# Record excerpts start
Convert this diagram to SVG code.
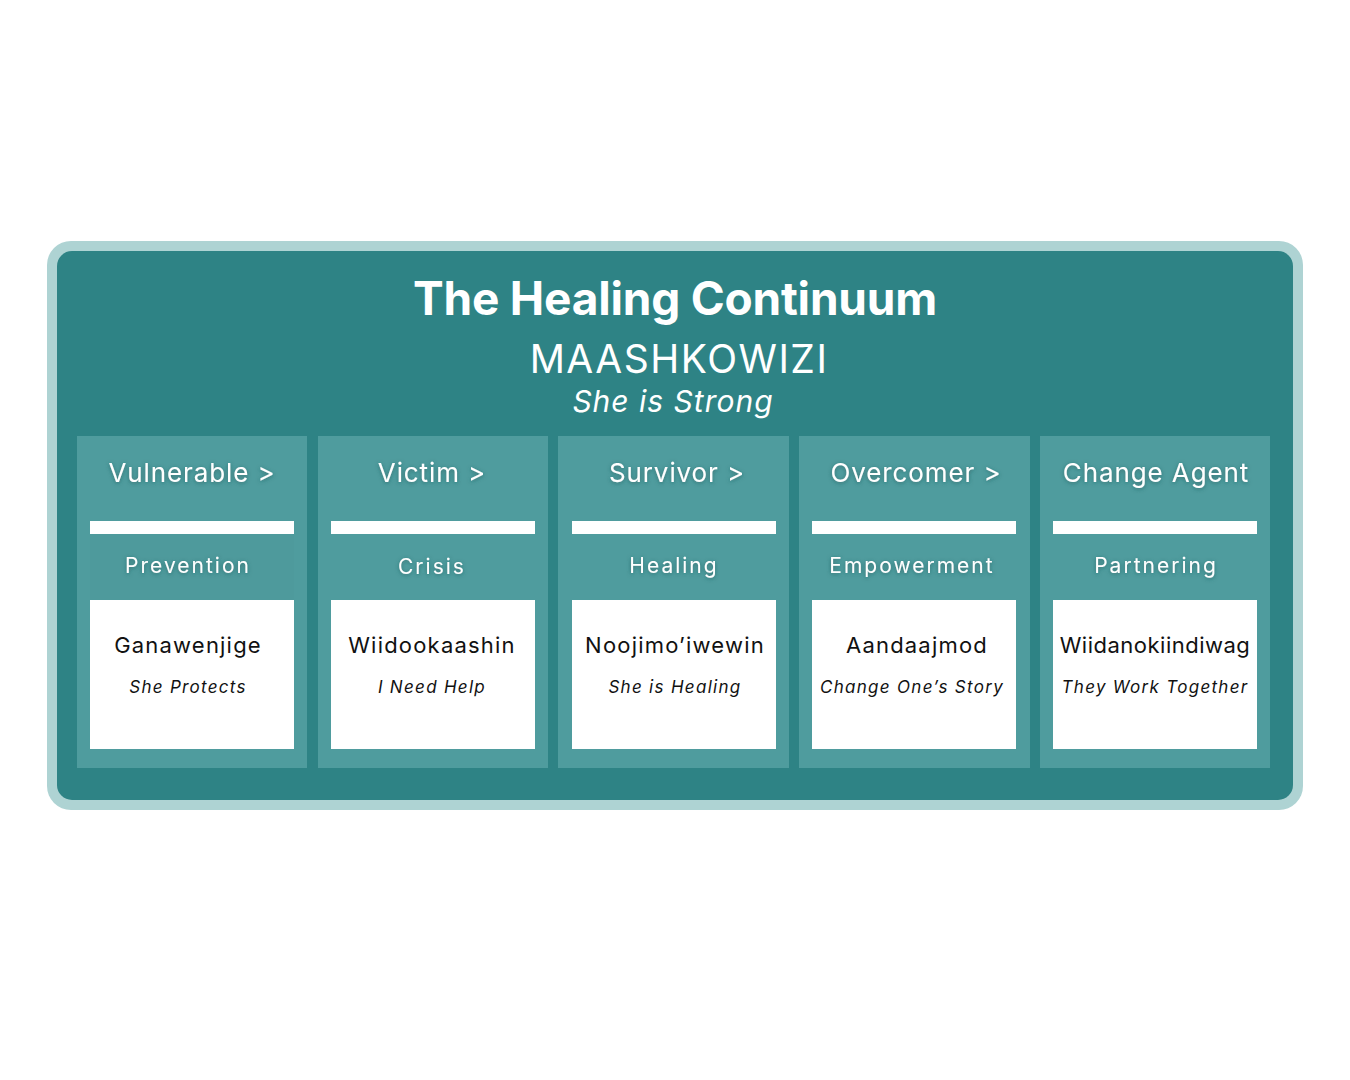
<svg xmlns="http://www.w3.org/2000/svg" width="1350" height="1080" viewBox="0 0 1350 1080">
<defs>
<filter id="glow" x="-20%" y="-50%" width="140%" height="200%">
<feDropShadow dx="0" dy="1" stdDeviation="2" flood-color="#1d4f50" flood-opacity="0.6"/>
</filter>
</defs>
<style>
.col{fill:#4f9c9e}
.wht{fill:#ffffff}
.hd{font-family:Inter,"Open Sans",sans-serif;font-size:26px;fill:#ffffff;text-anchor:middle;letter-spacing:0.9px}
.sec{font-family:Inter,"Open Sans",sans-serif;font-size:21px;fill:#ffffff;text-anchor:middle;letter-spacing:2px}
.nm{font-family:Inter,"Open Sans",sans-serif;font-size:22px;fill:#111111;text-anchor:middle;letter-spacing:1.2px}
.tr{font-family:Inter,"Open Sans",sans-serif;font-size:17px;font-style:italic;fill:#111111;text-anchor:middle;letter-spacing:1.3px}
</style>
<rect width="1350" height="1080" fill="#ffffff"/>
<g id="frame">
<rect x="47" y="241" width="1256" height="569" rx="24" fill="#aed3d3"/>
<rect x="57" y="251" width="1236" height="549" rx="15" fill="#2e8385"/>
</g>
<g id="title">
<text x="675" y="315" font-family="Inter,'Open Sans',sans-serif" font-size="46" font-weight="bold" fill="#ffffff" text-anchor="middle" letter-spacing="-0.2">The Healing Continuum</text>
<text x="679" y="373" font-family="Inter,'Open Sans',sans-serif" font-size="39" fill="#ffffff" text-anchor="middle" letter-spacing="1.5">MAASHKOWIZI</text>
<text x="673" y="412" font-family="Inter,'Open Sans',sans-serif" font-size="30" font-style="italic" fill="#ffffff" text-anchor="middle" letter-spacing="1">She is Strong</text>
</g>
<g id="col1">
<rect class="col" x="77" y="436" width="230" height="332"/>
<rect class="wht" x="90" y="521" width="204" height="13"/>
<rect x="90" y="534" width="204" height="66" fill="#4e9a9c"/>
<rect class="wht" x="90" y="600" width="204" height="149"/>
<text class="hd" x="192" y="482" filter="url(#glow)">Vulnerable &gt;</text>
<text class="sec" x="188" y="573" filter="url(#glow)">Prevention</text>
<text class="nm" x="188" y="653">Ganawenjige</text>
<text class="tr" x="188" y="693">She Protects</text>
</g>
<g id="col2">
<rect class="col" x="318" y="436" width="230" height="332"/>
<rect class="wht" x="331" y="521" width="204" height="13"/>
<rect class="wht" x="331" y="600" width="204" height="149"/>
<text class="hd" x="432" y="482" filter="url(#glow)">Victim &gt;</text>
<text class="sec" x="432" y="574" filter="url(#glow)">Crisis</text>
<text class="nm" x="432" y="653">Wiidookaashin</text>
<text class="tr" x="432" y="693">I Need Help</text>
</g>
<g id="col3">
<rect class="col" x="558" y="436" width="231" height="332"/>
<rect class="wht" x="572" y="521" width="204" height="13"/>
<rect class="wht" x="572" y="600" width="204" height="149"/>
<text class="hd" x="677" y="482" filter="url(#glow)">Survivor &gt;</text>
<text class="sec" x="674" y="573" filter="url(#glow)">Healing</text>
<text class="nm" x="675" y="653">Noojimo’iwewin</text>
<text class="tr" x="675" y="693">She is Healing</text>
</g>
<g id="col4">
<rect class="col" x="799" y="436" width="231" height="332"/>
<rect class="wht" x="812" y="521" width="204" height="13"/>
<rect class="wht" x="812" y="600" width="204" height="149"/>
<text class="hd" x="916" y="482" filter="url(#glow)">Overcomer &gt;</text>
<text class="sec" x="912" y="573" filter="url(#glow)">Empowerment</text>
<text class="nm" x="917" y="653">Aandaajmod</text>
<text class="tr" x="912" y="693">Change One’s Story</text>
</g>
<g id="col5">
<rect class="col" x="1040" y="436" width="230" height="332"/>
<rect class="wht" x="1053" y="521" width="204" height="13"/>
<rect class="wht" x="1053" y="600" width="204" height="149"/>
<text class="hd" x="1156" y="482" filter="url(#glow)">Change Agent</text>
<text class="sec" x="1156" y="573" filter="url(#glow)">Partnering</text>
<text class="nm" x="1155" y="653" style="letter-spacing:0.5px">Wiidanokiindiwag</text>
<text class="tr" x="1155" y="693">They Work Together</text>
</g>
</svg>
# Record excerpts end
# Record excerpts start
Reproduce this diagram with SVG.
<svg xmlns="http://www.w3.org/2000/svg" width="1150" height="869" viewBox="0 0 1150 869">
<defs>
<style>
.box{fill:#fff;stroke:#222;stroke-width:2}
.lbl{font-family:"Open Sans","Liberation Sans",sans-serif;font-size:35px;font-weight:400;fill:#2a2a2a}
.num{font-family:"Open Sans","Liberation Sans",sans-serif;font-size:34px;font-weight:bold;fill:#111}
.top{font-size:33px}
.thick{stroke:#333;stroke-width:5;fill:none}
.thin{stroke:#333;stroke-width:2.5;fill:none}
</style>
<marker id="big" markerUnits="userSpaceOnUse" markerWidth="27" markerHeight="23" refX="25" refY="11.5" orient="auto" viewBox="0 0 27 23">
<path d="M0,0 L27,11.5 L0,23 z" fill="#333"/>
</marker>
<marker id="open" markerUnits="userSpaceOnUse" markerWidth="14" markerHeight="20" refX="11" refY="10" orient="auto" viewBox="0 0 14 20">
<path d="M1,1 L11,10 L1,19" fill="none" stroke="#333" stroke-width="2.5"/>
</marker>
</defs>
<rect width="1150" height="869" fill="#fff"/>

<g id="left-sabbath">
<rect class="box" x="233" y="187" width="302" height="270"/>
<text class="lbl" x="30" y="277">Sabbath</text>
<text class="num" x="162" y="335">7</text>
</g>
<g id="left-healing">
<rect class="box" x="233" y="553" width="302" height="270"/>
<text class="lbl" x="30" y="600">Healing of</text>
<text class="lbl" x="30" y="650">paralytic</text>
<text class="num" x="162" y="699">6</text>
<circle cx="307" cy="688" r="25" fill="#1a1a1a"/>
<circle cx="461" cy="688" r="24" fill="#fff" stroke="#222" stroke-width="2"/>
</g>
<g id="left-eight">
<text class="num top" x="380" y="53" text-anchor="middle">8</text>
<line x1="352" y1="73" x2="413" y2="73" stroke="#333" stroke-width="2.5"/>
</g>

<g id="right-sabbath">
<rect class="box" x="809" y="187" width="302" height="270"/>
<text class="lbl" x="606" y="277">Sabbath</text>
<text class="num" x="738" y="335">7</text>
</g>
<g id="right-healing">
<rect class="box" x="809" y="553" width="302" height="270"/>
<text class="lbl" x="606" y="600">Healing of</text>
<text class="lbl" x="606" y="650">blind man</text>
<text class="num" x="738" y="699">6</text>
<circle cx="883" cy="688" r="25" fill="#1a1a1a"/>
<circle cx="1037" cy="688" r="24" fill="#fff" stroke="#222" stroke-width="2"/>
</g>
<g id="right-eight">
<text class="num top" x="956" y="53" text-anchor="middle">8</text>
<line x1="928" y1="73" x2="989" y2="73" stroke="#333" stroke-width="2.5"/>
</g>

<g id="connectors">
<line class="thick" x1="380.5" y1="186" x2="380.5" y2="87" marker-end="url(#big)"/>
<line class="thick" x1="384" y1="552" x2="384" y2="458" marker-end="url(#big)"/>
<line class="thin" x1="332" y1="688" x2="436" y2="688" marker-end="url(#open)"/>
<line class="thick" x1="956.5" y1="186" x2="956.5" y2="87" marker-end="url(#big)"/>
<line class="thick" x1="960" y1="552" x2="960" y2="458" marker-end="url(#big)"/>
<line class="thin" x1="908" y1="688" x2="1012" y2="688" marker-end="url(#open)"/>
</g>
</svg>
# Record excerpts end
# Record excerpts start
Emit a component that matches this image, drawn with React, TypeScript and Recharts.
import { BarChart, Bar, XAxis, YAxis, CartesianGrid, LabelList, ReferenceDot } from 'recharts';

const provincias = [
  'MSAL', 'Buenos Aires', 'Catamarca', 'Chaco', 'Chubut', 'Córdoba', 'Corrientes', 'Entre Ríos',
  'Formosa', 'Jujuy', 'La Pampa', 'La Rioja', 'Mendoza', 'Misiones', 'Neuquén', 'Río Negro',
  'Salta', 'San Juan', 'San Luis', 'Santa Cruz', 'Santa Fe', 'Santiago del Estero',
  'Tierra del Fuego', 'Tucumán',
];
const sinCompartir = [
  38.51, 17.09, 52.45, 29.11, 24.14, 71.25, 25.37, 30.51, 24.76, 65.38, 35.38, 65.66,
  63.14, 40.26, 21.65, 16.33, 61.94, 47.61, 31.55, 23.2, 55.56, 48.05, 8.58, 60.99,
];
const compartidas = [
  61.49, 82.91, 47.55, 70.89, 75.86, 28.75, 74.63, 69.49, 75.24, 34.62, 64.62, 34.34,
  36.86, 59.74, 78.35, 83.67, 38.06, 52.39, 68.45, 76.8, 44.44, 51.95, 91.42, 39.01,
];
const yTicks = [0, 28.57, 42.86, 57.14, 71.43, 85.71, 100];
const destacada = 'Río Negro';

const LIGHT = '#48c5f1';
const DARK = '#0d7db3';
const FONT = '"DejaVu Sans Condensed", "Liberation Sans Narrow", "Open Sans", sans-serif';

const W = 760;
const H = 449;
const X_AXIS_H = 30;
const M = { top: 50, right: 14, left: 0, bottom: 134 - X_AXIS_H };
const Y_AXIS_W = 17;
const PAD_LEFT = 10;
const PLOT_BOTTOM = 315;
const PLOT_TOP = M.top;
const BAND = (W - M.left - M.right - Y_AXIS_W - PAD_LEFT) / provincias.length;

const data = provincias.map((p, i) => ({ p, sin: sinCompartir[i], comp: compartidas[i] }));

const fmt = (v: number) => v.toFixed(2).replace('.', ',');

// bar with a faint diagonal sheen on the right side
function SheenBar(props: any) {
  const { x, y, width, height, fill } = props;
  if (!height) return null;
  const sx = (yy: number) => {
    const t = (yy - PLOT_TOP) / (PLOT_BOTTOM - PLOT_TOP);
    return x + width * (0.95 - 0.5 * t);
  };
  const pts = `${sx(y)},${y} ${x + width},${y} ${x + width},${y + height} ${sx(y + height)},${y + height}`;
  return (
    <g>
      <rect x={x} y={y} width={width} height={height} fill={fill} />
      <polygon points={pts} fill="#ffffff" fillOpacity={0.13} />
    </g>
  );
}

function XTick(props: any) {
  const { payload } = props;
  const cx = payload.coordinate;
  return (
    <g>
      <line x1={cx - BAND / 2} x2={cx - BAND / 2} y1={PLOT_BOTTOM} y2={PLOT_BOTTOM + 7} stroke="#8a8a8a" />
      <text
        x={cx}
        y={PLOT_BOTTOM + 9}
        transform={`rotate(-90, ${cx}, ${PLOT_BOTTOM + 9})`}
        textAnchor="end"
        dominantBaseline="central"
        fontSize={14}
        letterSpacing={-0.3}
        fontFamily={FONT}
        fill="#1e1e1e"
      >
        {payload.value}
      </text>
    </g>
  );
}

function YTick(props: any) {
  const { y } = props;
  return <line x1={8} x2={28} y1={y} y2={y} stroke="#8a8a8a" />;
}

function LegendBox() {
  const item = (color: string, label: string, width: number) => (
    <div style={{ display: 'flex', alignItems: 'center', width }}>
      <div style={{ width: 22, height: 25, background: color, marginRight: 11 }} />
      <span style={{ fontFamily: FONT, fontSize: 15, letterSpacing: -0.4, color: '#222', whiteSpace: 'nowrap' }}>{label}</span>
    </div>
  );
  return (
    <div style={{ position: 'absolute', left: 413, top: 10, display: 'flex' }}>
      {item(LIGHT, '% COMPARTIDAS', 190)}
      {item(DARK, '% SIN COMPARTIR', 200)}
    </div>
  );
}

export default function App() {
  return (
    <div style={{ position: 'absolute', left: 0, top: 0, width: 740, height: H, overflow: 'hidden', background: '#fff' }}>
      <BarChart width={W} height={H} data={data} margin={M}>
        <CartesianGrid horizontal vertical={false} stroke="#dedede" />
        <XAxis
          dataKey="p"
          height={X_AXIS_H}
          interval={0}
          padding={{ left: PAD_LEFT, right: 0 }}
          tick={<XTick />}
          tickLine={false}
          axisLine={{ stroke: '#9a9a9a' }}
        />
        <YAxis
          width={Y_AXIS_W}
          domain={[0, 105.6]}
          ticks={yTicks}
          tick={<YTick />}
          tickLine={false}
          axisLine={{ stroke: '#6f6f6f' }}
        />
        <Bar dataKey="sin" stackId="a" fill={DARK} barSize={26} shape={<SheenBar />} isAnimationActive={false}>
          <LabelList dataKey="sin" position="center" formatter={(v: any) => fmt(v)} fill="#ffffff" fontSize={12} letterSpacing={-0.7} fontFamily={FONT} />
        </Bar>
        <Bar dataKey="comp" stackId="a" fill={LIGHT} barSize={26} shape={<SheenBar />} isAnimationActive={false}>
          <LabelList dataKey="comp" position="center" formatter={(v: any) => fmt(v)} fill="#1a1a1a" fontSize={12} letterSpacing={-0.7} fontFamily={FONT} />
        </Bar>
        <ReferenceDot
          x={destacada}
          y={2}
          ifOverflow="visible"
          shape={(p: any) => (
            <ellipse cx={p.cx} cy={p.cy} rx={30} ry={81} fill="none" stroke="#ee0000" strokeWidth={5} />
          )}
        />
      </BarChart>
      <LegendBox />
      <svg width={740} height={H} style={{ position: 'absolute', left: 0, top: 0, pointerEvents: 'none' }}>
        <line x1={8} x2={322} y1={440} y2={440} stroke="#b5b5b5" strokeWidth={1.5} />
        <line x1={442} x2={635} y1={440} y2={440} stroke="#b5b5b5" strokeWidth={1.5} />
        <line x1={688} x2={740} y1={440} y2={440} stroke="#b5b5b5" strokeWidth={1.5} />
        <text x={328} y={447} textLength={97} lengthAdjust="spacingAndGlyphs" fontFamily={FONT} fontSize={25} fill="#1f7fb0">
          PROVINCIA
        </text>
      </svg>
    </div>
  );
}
# Record excerpts end
Look for "this" and pull out every line that has it.

* Written answer:
Convert this diagram to SVG code.
Reproduce this diagram with SVG.
Emit a component that matches this image, drawn with React, TypeScript and Recharts.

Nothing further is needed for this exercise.